* [Goal] Leaving out the pictures, retype the lines from the beginning of the listing through the line containing "Scatter, Line, Area".

* [Source data]
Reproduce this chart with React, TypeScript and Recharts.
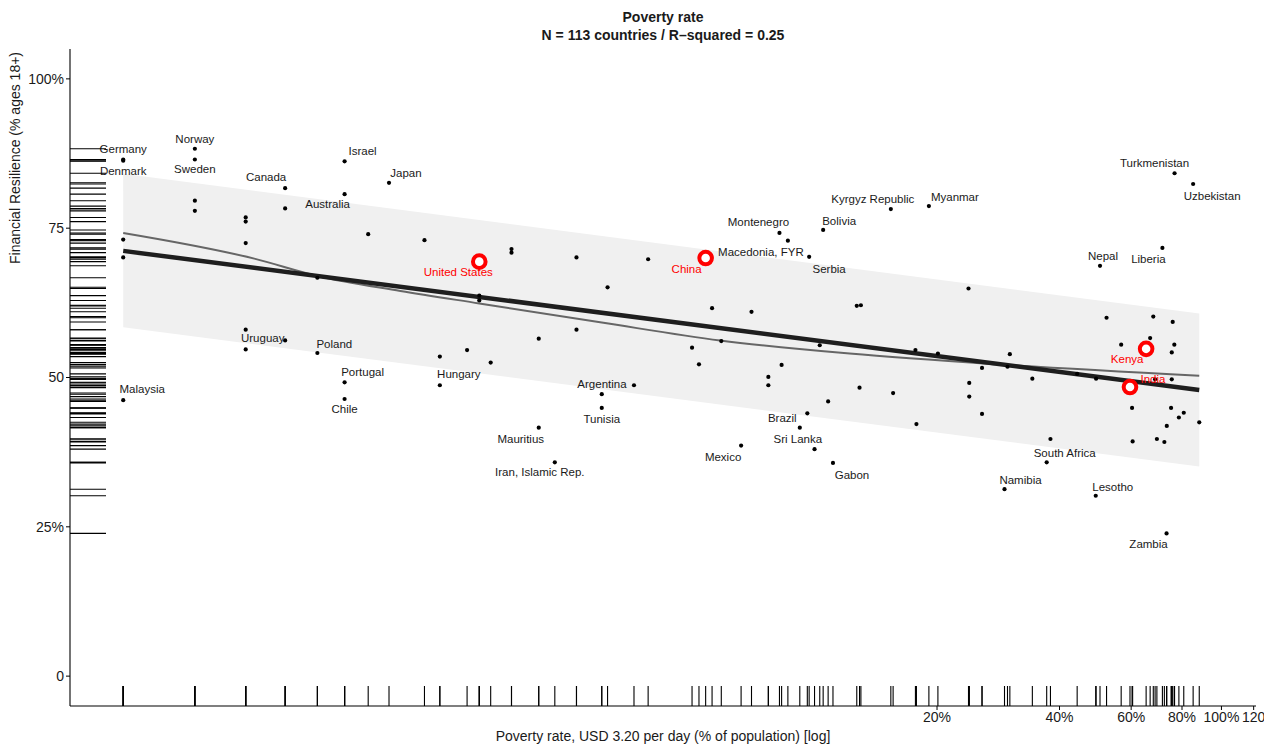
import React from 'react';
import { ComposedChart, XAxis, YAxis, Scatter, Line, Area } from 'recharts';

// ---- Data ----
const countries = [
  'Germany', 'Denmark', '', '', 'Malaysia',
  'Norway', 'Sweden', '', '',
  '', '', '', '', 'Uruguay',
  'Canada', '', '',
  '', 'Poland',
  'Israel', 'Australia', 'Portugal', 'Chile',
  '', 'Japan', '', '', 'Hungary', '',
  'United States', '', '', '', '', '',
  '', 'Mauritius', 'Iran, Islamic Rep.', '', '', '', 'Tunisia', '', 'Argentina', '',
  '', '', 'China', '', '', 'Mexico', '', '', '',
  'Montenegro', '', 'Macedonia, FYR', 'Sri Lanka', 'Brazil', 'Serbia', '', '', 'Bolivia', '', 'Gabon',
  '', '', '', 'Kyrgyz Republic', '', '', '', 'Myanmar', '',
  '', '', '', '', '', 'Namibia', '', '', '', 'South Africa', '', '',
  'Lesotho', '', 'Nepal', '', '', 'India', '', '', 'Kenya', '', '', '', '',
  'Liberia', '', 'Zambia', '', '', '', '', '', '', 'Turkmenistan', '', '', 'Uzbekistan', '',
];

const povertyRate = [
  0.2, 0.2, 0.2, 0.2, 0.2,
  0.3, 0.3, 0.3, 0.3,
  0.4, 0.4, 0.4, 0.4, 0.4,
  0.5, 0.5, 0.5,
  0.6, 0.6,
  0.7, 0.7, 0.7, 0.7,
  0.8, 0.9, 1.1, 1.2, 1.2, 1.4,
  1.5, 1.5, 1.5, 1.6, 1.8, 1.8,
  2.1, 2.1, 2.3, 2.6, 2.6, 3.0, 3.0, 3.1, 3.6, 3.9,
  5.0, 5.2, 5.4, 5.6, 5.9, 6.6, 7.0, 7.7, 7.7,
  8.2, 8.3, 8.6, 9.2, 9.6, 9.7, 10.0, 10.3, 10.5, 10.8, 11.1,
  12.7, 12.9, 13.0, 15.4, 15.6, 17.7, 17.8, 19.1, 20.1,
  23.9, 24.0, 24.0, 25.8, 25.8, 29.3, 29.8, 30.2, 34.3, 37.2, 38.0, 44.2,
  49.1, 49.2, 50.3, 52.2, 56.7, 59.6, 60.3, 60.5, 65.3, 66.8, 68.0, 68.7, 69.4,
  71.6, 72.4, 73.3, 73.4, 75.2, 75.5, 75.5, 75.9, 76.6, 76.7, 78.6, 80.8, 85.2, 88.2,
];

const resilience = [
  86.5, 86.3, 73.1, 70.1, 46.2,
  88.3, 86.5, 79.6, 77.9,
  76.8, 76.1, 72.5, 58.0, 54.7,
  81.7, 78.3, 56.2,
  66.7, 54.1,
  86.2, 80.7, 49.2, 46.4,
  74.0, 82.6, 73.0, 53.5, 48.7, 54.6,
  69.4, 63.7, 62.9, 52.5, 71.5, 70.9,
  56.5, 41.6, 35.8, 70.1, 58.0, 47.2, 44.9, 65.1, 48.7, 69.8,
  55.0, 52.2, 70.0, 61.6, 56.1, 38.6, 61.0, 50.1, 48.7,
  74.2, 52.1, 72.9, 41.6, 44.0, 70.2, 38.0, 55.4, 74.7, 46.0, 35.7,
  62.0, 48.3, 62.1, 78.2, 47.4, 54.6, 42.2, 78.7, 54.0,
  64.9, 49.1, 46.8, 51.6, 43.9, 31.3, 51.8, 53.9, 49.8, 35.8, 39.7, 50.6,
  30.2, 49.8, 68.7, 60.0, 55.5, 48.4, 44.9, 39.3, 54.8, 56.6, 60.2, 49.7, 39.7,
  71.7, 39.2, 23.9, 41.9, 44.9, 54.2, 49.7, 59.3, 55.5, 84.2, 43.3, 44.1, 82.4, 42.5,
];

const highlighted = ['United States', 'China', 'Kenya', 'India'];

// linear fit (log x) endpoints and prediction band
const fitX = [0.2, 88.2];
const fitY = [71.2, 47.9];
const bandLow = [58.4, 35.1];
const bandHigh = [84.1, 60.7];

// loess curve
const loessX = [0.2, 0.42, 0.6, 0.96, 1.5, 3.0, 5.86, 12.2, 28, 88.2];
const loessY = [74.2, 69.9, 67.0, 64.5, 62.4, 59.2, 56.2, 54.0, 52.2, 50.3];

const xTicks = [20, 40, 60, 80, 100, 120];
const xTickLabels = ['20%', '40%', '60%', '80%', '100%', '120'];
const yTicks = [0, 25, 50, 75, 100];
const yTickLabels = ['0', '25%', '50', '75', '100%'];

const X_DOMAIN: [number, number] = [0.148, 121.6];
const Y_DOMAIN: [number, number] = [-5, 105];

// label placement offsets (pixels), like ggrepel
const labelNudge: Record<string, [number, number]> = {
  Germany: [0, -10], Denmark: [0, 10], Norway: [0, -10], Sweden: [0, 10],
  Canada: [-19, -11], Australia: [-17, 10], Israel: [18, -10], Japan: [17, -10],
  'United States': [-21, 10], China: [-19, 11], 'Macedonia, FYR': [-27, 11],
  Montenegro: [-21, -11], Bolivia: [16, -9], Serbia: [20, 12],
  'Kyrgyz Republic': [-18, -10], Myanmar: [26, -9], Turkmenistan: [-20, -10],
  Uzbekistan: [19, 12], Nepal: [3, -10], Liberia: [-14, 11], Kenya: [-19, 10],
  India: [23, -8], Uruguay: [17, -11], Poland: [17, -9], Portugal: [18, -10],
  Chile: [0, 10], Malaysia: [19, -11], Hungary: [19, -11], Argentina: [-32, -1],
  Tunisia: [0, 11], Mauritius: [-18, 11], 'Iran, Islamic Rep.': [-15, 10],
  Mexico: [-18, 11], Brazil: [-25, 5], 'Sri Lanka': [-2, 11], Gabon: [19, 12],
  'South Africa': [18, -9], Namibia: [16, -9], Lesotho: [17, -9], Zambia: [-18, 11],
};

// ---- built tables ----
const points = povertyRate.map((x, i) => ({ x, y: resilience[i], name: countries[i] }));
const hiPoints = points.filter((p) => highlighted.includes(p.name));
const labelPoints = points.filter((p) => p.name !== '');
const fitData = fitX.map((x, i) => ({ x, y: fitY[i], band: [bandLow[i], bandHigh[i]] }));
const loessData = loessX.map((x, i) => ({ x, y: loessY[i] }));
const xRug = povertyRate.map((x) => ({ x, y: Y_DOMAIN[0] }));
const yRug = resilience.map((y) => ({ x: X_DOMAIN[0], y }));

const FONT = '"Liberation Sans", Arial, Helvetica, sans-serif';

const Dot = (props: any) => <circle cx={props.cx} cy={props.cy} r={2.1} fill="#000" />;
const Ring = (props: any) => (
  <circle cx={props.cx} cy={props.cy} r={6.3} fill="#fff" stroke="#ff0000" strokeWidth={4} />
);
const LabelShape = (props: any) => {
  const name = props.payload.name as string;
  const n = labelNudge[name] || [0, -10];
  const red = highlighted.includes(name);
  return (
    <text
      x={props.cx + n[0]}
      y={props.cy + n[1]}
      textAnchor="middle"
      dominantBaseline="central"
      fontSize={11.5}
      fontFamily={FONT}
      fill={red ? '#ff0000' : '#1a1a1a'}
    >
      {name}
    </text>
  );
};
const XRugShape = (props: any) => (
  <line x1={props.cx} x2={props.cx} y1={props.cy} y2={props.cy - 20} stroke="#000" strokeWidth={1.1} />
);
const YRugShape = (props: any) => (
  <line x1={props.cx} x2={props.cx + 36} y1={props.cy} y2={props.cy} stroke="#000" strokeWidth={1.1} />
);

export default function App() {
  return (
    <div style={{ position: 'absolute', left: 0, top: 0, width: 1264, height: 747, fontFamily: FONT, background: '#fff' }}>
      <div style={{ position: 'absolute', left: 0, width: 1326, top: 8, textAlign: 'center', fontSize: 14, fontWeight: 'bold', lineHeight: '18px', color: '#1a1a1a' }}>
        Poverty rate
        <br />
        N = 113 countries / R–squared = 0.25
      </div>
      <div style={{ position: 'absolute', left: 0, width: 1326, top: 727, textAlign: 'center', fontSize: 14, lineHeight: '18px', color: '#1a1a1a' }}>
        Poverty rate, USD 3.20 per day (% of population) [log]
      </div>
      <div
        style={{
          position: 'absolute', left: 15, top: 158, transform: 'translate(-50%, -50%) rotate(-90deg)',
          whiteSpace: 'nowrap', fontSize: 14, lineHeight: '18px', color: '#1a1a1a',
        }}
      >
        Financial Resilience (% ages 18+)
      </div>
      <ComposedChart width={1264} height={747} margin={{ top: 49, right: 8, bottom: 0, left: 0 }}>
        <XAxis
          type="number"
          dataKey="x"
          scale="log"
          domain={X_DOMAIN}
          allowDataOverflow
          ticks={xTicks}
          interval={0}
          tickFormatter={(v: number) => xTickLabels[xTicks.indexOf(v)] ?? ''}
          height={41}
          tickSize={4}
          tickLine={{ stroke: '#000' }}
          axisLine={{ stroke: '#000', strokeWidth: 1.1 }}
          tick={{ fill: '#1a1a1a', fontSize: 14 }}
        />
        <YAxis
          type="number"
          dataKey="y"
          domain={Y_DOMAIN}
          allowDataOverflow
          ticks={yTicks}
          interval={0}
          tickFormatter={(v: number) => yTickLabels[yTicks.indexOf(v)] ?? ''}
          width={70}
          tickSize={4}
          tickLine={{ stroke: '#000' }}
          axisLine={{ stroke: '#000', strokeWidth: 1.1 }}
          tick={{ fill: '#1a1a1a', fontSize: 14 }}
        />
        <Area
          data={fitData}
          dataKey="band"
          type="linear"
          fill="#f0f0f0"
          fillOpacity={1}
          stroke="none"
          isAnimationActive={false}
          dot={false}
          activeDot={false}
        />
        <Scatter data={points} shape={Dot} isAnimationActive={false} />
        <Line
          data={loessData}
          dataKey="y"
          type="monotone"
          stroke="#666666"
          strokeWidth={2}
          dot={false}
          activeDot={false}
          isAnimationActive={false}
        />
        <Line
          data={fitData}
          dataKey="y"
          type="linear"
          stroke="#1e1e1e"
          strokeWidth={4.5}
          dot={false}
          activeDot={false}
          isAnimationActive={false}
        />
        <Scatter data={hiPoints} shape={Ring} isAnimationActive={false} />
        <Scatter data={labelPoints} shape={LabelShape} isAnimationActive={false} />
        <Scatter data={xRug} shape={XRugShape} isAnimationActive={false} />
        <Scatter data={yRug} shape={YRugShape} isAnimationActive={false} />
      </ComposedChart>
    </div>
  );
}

* [Answer for this exercise]
Reproduce this chart with React, TypeScript and Recharts.
import React from 'react';
import { ComposedChart, XAxis, YAxis, Scatter, Line, Area } from 'recharts';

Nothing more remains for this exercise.